* The request:
Skip the pictures. Transcribe the rest of the data below without changing a word.

* Collected data:
******

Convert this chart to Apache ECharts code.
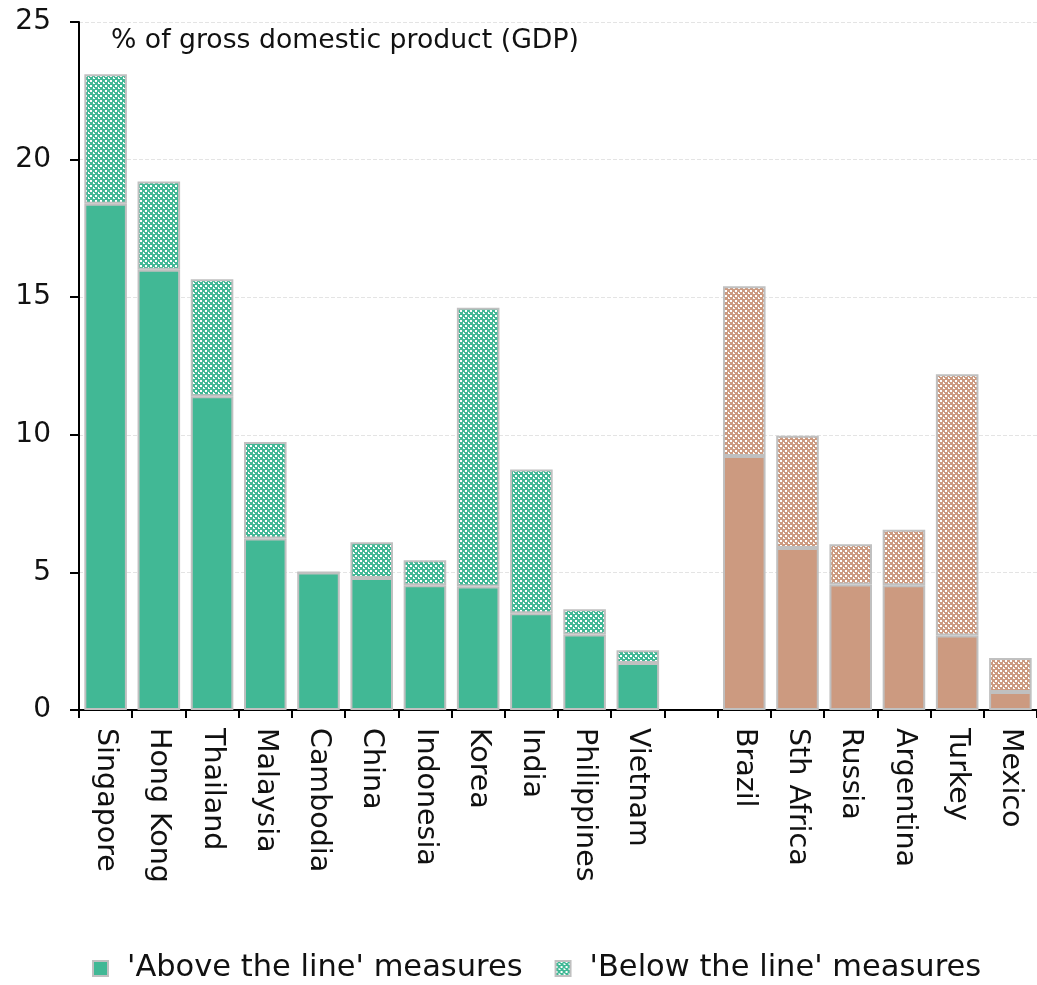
<!DOCTYPE html>
<html>
<head>
<meta charset="utf-8">
<script src="https://cdn.jsdelivr.net/npm/echarts@6/dist/echarts.min.js"></script>
<style>
html,body{margin:0;padding:0;background:#fff;}
#main{width:1037px;height:985px;}
</style>
</head>
<body>
<div id="main"></div>
<script>
// Data
const categories = ['Singapore','Hong Kong','Thailand','Malaysia','Cambodia','China','Indonesia','Korea','India','Philippines','Vietnam','','Brazil','Sth Africa','Russia','Argentina','Turkey','Mexico'];
const groups = ['asia','asia','asia','asia','asia','asia','asia','asia','asia','asia','asia','','em','em','em','em','em','em'];
const aboveLine = [18.4, 16.0, 11.4, 6.23, 5.0, 4.8, 4.53, 4.49, 3.52, 2.74, 1.71, null, 9.23, 5.89, 4.56, 4.53, 2.71, 0.65];
const belowLine = [4.7, 3.2, 4.25, 3.51, 0, 1.3, 0.91, 10.13, 5.22, 0.92, 0.46, null, 6.17, 4.08, 1.46, 2.02, 9.49, 1.24];
const yTicks = [0, 5, 10, 15, 20, 25];
const seriesNames = ["'Above the line' measures", "'Below the line' measures"];

const GREEN = '#41B895';
const BROWN = '#CC9A80';
const BORDER = '#C0C0C0';
const FONT = '"DejaVu Sans", sans-serif';

function makePattern(color) {
  const c = document.createElement('canvas');
  c.width = 5; c.height = 5;
  const ctx = c.getContext('2d');
  ctx.fillStyle = color;
  ctx.fillRect(0, 0, 5, 5);
  ctx.fillStyle = '#ffffff';
  ctx.fillRect(0, 0, 2, 2);
  ctx.fillRect(3, 3, 2, 1);
  ctx.fillRect(3, 2, 1, 2);
  return { image: c, repeat: 'repeat' };
}
const patGreen = makePattern(GREEN);
const patBrown = makePattern(BROWN);

const aboveData = aboveLine.map((v, i) => ({
  value: v,
  itemStyle: { color: groups[i] === 'em' ? BROWN : GREEN }
}));
const belowData = belowLine.map((v, i) => ({
  value: v,
  itemStyle: { color: groups[i] === 'em' ? patBrown : patGreen }
}));

const chart = echarts.init(document.getElementById('main'), null, { renderer: 'canvas' });
chart.setOption({
  animation: false,
  backgroundColor: '#fff',
  title: {
    text: '% of gross domestic product (GDP)',
    left: 106, top: 23,
    textStyle: { fontFamily: FONT, fontSize: 26.7, fontWeight: 'normal', color: '#111' }
  },
  legend: {
    top: 948, left: 87,
    itemWidth: 15, itemHeight: 15, itemGap: 32,
    icon: 'rect',
    textStyle: { fontFamily: FONT, fontSize: 30.5, color: '#111', padding: [0, 0, 0, 14] },
    data: seriesNames
  },
  grid: { left: 79, right: 0, top: 22, bottom: 275, containLabel: false },
  xAxis: {
    type: 'category',
    data: categories,
    axisLine: { lineStyle: { color: '#000', width: 2 } },
    axisTick: { show: true, length: 8, lineStyle: { color: '#000', width: 2 } },
    axisLabel: { rotate: -90, margin: 18, fontFamily: FONT, fontSize: 28.5, color: '#111', interval: 0 }
  },
  yAxis: {
    type: 'value',
    min: yTicks[0], max: yTicks[yTicks.length - 1], interval: 5,
    axisLine: { show: true, lineStyle: { color: '#000', width: 2 } },
    axisTick: { show: true, length: 9, lineStyle: { color: '#000', width: 2 } },
    axisLabel: { margin: 28, fontFamily: FONT, fontSize: 28, color: '#111' },
    splitLine: { show: true, lineStyle: { color: '#e4e4e4', type: 'dashed', width: 1 } }
  },
  series: [
    {
      name: seriesNames[0], type: 'bar', stack: 'total',
      barCategoryGap: '20%',
      itemStyle: { color: GREEN, borderColor: BORDER, borderWidth: 2 },
      data: aboveData
    },
    {
      name: seriesNames[1], type: 'bar', stack: 'total',
      barCategoryGap: '20%',
      itemStyle: { color: patGreen, borderColor: BORDER, borderWidth: 2 },
      data: belowData
    }
  ]
});
</script>
</body>
</html>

******

* Finished task:
Convert this chart to Apache ECharts code.
<!DOCTYPE html>
<html>
<head>
<meta charset="utf-8">
<script src="https://cdn.jsdelivr.net/npm/echarts@6/dist/echarts.min.js"></script>
<style>
html,body{margin:0;padding:0;background:#fff;}
#main{width:1037px;height:985px;}
</style>
</head>
<body>
<div id="main"></div>
<script>
// Data
const categories = ['Singapore','Hong Kong','Thailand','Malaysia','Cambodia','China','Indonesia','Korea','India','Philippines','Vietnam','','Brazil','Sth Africa','Russia','Argentina','Turkey','Mexico'];
const groups = ['asia','asia','asia','asia','asia','asia','asia','asia','asia','asia','asia','','em','em','em','em','em','em'];
const aboveLine = [18.4, 16.0, 11.4, 6.23, 5.0, 4.8, 4.53, 4.49, 3.52, 2.74, 1.71, null, 9.23, 5.89, 4.56, 4.53, 2.71, 0.65];
const belowLine = [4.7, 3.2, 4.25, 3.51, 0, 1.3, 0.91, 10.13, 5.22, 0.92, 0.46, null, 6.17, 4.08, 1.46, 2.02, 9.49, 1.24];
const yTicks = [0, 5, 10, 15, 20, 25];
const seriesNames = ["'Above the line' measures", "'Below the line' measures"];

const GREEN = '#41B895';
const BROWN = '#CC9A80';
const BORDER = '#C0C0C0';
const FONT = '"DejaVu Sans", sans-serif';

function makePattern(color) {
  const c = document.createElement('canvas');
  c.width = 5; c.height = 5;
  const ctx = c.getContext('2d');
  ctx.fillStyle = color;
  ctx.fillRect(0, 0, 5, 5);
  ctx.fillStyle = '#ffffff';
  ctx.fillRect(0, 0, 2, 2);
  ctx.fillRect(3, 3, 2, 1);
  ctx.fillRect(3, 2, 1, 2);
  return { image: c, repeat: 'repeat' };
}
const patGreen = makePattern(GREEN);
const patBrown = makePattern(BROWN);

const aboveData = aboveLine.map((v, i) => ({
  value: v,
  itemStyle: { color: groups[i] === 'em' ? BROWN : GREEN }
}));
const belowData = belowLine.map((v, i) => ({
  value: v,
  itemStyle: { color: groups[i] === 'em' ? patBrown : patGreen }
}));

const chart = echarts.init(document.getElementById('main'), null, { renderer: 'canvas' });
chart.setOption({
  animation: false,
  backgroundColor: '#fff',
  title: {
    text: '% of gross domestic product (GDP)',
    left: 106, top: 23,
    textStyle: { fontFamily: FONT, fontSize: 26.7, fontWeight: 'normal', color: '#111' }
  },
  legend: {
    top: 948, left: 87,
    itemWidth: 15, itemHeight: 15, itemGap: 32,
    icon: 'rect',
    textStyle: { fontFamily: FONT, fontSize: 30.5, color: '#111', padding: [0, 0, 0, 14] },
    data: seriesNames
  },
  grid: { left: 79, right: 0, top: 22, bottom: 275, containLabel: false },
  xAxis: {
    type: 'category',
    data: categories,
    axisLine: { lineStyle: { color: '#000', width: 2 } },
    axisTick: { show: true, length: 8, lineStyle: { color: '#000', width: 2 } },
    axisLabel: { rotate: -90, margin: 18, fontFamily: FONT, fontSize: 28.5, color: '#111', interval: 0 }
  },
  yAxis: {
    type: 'value',
    min: yTicks[0], max: yTicks[yTicks.length - 1], interval: 5,
    axisLine: { show: true, lineStyle: { color: '#000', width: 2 } },
    axisTick: { show: true, length: 9, lineStyle: { color: '#000', width: 2 } },
    axisLabel: { margin: 28, fontFamily: FONT, fontSize: 28, color: '#111' },
    splitLine: { show: true, lineStyle: { color: '#e4e4e4', type: 'dashed', width: 1 } }
  },
  series: [
    {
      name: seriesNames[0], type: 'bar', stack: 'total',
      barCategoryGap: '20%',
      itemStyle: { color: GREEN, borderColor: BORDER, borderWidth: 2 },
      data: aboveData
    },
    {
      name: seriesNames[1], type: 'bar', stack: 'total',
      barCategoryGap: '20%',
      itemStyle: { color: patGreen, borderColor: BORDER, borderWidth: 2 },
      data: belowData
    }
  ]
});
</script>
</body>
</html>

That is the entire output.